Menurutnya, banyak aspek yang mempengaruhi tindakan bunuh diri yang dilakukan tentara AS, tetapi ini diabaikan.
“Banyak tentara yang bertugas aktif melakukan bunuh diri tanpa memiliki penyakit mental.
"Banyak aspek lain yang diabaikan oleh pihak berwenang, seperti penggunaan senjata api," katanya.
"Tentara dan veteran Amerika sering melakukan bunuh diri dengan pistol. Tentara adalah kelompok orang yang paling mudah dijangkau dengan senjata.

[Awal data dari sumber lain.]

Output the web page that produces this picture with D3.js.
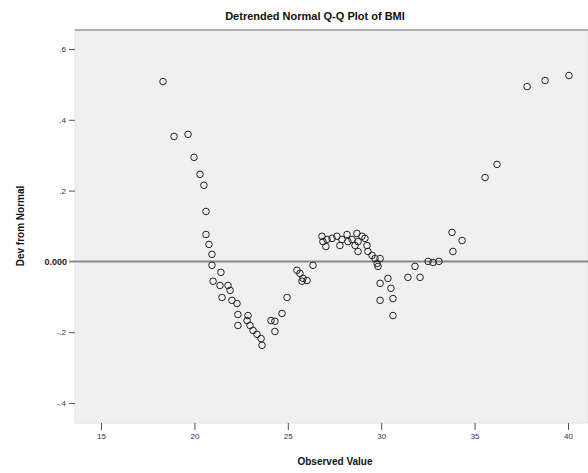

Saya pikir kita harus berpikir tentang membatasi akses tentara ke senjata di luar jam pelatihan," jelas Mark Kaplan.
Kritik terhadap pencegahan kasus bunuh diri tentara AS oleh pemerinta diungkapkan Dave Barbush, Presiden Once a Soldier (organisasi nirlaba yang didedikasikan untuk membantu keluarga veteran AS melakukan bunuh diri).
Ia mengatakan bahwa AS telah gagal besar dalam membatasi bunuh diri tentara.
“Pemerintah tidak berbuat cukup dan tidak benar-benar mau mendukung masalah psikologis yang dihadapi tentara Amerika.
"Yang kami lakukan hanyalah mencoba mengisi kekosongan yang ditinggalkan pemerintah dalam mengurus militer, para veteran.
"Perumahan, pekerjaan, makanan, kesejahteraan… mereka membutuhkan lebih banyak hal,” kata Barbush.
Selain itu, menurut para ahli, tentara AS sering cenderung diam tentang masalah kesehatan mental karena takut distigmatisasi.
“Banyak orang khawatir akan distigmatisasi dalam hal kesehatan mental. Apalagi saat Anda sedang menjalani wajib militer.
"Ketika mereka berbicara tentang kesulitan di lingkungan militer, mereka takut dilihat oleh teman dan keluarga sebagai orang yang lemah atau pengecut,” imbuh Barbush.
Tentara Amerika yang kembali dari zona perang sering kali harus menghadapi masalah psikologis mereka sendiri.
Administrasi Veteran (VA) adalah organisasi pemerintah AS yang dibuat untuk membantu para veteran yang kembali dari medan perang. Namun, banyak orang percaya bahwa VA tidak cukup baik ketika melewatkan banyak kasus.
Lloyd Austin, Menteri Pertahanan AS, mengungkapkan keprihatinannya atas kasus bunuh diri tentara.
Ia mengatakan, pihaknya harus berupaya untuk memecahkan masalah tersebut.
“Saya sangat prihatin dengan bunuh diri tentara. Kehilangan karena bunuh diri terlalu banyak untuk militer.
"Kita harus bekerja untuk memecahkan masalah ini. Kami memiliki banyak pekerjaan yang harus dilakukan," katanya dalam konferensi pers di Pangkalan Angkatan Udara Eielson (Alaska).